*EXERCISE TASK:* Carry none of the pictures over; write out the complete data exactly.

....

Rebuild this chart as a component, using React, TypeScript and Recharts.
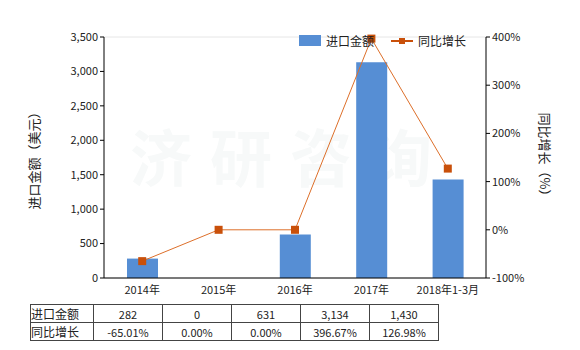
import React from "react";
import { ComposedChart, Bar, Line, XAxis, YAxis, CartesianGrid, Legend } from "recharts";

const categories = ["2014年", "2015年", "2016年", "2017年", "2018年1-3月"];
const importValues = [282, 0, 631, 3134, 1430];
const yoyGrowth = [-65.01, 0, 0, 396.67, 126.98];
const leftTicks = [0, 500, 1000, 1500, 2000, 2500, 3000, 3500];
const rightTicks = [-100, 0, 100, 200, 300, 400];

const data = categories.map((name, i) => ({
  name,
  value: importValues[i],
  yoy: yoyGrowth[i],
}));

const font = "'Noto Sans CJK SC', 'DejaVu Sans', sans-serif";
const barColor = "#568ED4";
const lineColor = "#DD6F2A";
const dotColor = "#C9500A";

const SquareDot = (props: any) => {
  const { cx, cy } = props;
  if (cx == null || cy == null) return null;
  return <rect x={cx - 4} y={cy - 4} width={8} height={8} fill={dotColor} />;
};

const LegendContent = () => (
  <div style={{ display: "flex", alignItems: "center", fontSize: 12, color: "#222", fontFamily: font }}>
    <span style={{ display: "inline-block", width: 22, height: 11, background: barColor, marginRight: 5 }} />
    <span style={{ marginRight: 17 }}>进口金额</span>
    <svg width={22} height={10} style={{ marginRight: 5 }}>
      <line x1={0} y1={5} x2={22} y2={5} stroke={dotColor} strokeWidth={2} />
      <rect x={8} y={2} width={6} height={6} fill={dotColor} />
    </svg>
    <span>同比增长</span>
  </div>
);

const fmtNum = (v: number) => v.toLocaleString("en-US");
const fmtPct = (v: number) => v.toFixed(2) + "%";

const cell: React.CSSProperties = {
  border: "1px solid #444",
  padding: 0,
  height: 17,
  textAlign: "center",
  width: 68,
};

const App = () => {
  return (
    <div style={{ position: "fixed", left: 0, top: 0, width: 580, height: 350, background: "#fff", fontFamily: font }}>
      <ComposedChart
        width={580}
        height={300}
        data={data}
        margin={{ top: 20, right: 0, bottom: 0, left: 0 }}
      >
        <text x={290} y={182} textAnchor="middle" fontSize={62} fontWeight="bold" fill="#f7f9f9" fontFamily={font} letterSpacing={18}>
          济研咨询
        </text>
        <CartesianGrid vertical={false} stroke="#e6e6e6" />
        <XAxis
          dataKey="name"
          height={22}
          tickLine={false}
          axisLine={{ stroke: "#000" }}
          tick={{ fontSize: 11, fill: "#222", fontFamily: font }}
          interval={0}
        />
        <YAxis
          yAxisId="left"
          width={104}
          domain={[0, 3500]}
          ticks={leftTicks}
          tickFormatter={fmtNum}
          axisLine={{ stroke: "#000" }}
          tickLine={{ stroke: "#000" }}
          tickSize={4}
          tick={{ fontSize: 11, fill: "#222", fontFamily: font }}
          label={{ value: "进口金额（美元）", angle: -90, position: "insideLeft", offset: 34, style: { fontSize: 13, fill: "#222", fontFamily: font, textAnchor: "middle" } }}
        />
        <YAxis
          yAxisId="right"
          orientation="right"
          width={94}
          domain={[-100, 400]}
          ticks={rightTicks}
          tickFormatter={(v: number) => v + "%"}
          axisLine={{ stroke: "#000" }}
          tickLine={{ stroke: "#000" }}
          tickSize={4}
          tick={{ fontSize: 11, fill: "#222", fontFamily: font }}
          label={{ value: "同比增长（%）", angle: 90, position: "insideRight", offset: 35, style: { fontSize: 13, fill: "#222", fontFamily: font, textAnchor: "middle" } }}
        />
        <Legend
          verticalAlign="top"
          content={<LegendContent />}
          wrapperStyle={{ position: "absolute", top: 32, left: 299, width: 200 }}
        />
        <Bar yAxisId="left" dataKey="value" fill={barColor} barSize={31} isAnimationActive={false} />
        <Line
          yAxisId="right"
          dataKey="yoy"
          type="linear"
          stroke={lineColor}
          strokeWidth={1}
          dot={<SquareDot />}
          activeDot={false}
          isAnimationActive={false}
        />
      </ComposedChart>
      <table
        style={{
          position: "absolute",
          left: 30,
          top: 304,
          borderCollapse: "collapse",
          fontSize: 11,
          color: "#222",
          fontFamily: font,
        }}
      >
        <tbody>
          <tr>
            <td style={{ ...cell, width: 62, textAlign: "left", fontSize: 12 }}>进口金额</td>
            {importValues.map((v, i) => (
              <td key={i} style={cell}>{fmtNum(v)}</td>
            ))}
          </tr>
          <tr>
            <td style={{ ...cell, width: 62, textAlign: "left", fontSize: 12 }}>同比增长</td>
            {yoyGrowth.map((v, i) => (
              <td key={i} style={cell}>{fmtPct(v)}</td>
            ))}
          </tr>
        </tbody>
      </table>
    </div>
  );
};

export default App;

....

*WRITTEN ANSWER:*
Rebuild this chart as a component, using React, TypeScript and Recharts.
import React from "react";
import { ComposedChart, Bar, Line, XAxis, YAxis, CartesianGrid, Legend } from "recharts";

const categories = ["2014年", "2015年", "2016年", "2017年", "2018年1-3月"];
const importValues = [282, 0, 631, 3134, 1430];
const yoyGrowth = [-65.01, 0, 0, 396.67, 126.98];
const leftTicks = [0, 500, 1000, 1500, 2000, 2500, 3000, 3500];
const rightTicks = [-100, 0, 100, 200, 300, 400];

const data = categories.map((name, i) => ({
  name,
  value: importValues[i],
  yoy: yoyGrowth[i],
}));

const font = "'Noto Sans CJK SC', 'DejaVu Sans', sans-serif";
const barColor = "#568ED4";
const lineColor = "#DD6F2A";
const dotColor = "#C9500A";

const SquareDot = (props: any) => {
  const { cx, cy } = props;
  if (cx == null || cy == null) return null;
  return <rect x={cx - 4} y={cy - 4} width={8} height={8} fill={dotColor} />;
};

const LegendContent = () => (
  <div style={{ display: "flex", alignItems: "center", fontSize: 12, color: "#222", fontFamily: font }}>
    <span style={{ display: "inline-block", width: 22, height: 11, background: barColor, marginRight: 5 }} />
    <span style={{ marginRight: 17 }}>进口金额</span>
    <svg width={22} height={10} style={{ marginRight: 5 }}>
      <line x1={0} y1={5} x2={22} y2={5} stroke={dotColor} strokeWidth={2} />
      <rect x={8} y={2} width={6} height={6} fill={dotColor} />
    </svg>
    <span>同比增长</span>
  </div>
);

const fmtNum = (v: number) => v.toLocaleString("en-US");
const fmtPct = (v: number) => v.toFixed(2) + "%";

const cell: React.CSSProperties = {
  border: "1px solid #444",
  padding: 0,
  height: 17,
  textAlign: "center",
  width: 68,
};

const App = () => {
  return (
    <div style={{ position: "fixed", left: 0, top: 0, width: 580, height: 350, background: "#fff", fontFamily: font }}>
      <ComposedChart
        width={580}
        height={300}
        data={data}
        margin={{ top: 20, right: 0, bottom: 0, left: 0 }}
      >
        <text x={290} y={182} textAnchor="middle" fontSize={62} fontWeight="bold" fill="#f7f9f9" fontFamily={font} letterSpacing={18}>
          济研咨询
        </text>
        <CartesianGrid vertical={false} stroke="#e6e6e6" />
        <XAxis
          dataKey="name"
          height={22}
          tickLine={false}
          axisLine={{ stroke: "#000" }}
          tick={{ fontSize: 11, fill: "#222", fontFamily: font }}
          interval={0}
        />
        <YAxis
          yAxisId="left"
          width={104}
          domain={[0, 3500]}
          ticks={leftTicks}
          tickFormatter={fmtNum}
          axisLine={{ stroke: "#000" }}
          tickLine={{ stroke: "#000" }}
          tickSize={4}
          tick={{ fontSize: 11, fill: "#222", fontFamily: font }}
          label={{ value: "进口金额（美元）", angle: -90, position: "insideLeft", offset: 34, style: { fontSize: 13, fill: "#222", fontFamily: font, textAnchor: "middle" } }}
        />
        <YAxis
          yAxisId="right"
          orientation="right"
          width={94}
          domain={[-100, 400]}
          ticks={rightTicks}
          tickFormatter={(v: number) => v + "%"}
          axisLine={{ stroke: "#000" }}
          tickLine={{ stroke: "#000" }}
          tickSize={4}
          tick={{ fontSize: 11, fill: "#222", fontFamily: font }}
          label={{ value: "同比增长（%）", angle: 90, position: "insideRight", offset: 35, style: { fontSize: 13, fill: "#222", fontFamily: font, textAnchor: "middle" } }}
        />
        <Legend
          verticalAlign="top"
          content={<LegendContent />}
          wrapperStyle={{ position: "absolute", top: 32, left: 299, width: 200 }}
        />
        <Bar yAxisId="left" dataKey="value" fill={barColor} barSize={31} isAnimationActive={false} />
        <Line
          yAxisId="right"
          dataKey="yoy"
          type="linear"
          stroke={lineColor}
          strokeWidth={1}
          dot={<SquareDot />}
          activeDot={false}
          isAnimationActive={false}
        />
      </ComposedChart>
      <table
        style={{
          position: "absolute",
          left: 30,
          top: 304,
          borderCollapse: "collapse",
          fontSize: 11,
          color: "#222",
          fontFamily: font,
        }}
      >
        <tbody>
          <tr>
            <td style={{ ...cell, width: 62, textAlign: "left", fontSize: 12 }}>进口金额</td>
            {importValues.map((v, i) => (
              <td key={i} style={cell}>{fmtNum(v)}</td>
            ))}
          </tr>
          <tr>
            <td style={{ ...cell, width: 62, textAlign: "left", fontSize: 12 }}>同比增长</td>
            {yoyGrowth.map((v, i) => (
              <td key={i} style={cell}>{fmtPct(v)}</td>
            ))}
          </tr>
        </tbody>
      </table>
    </div>
  );
};

export default App;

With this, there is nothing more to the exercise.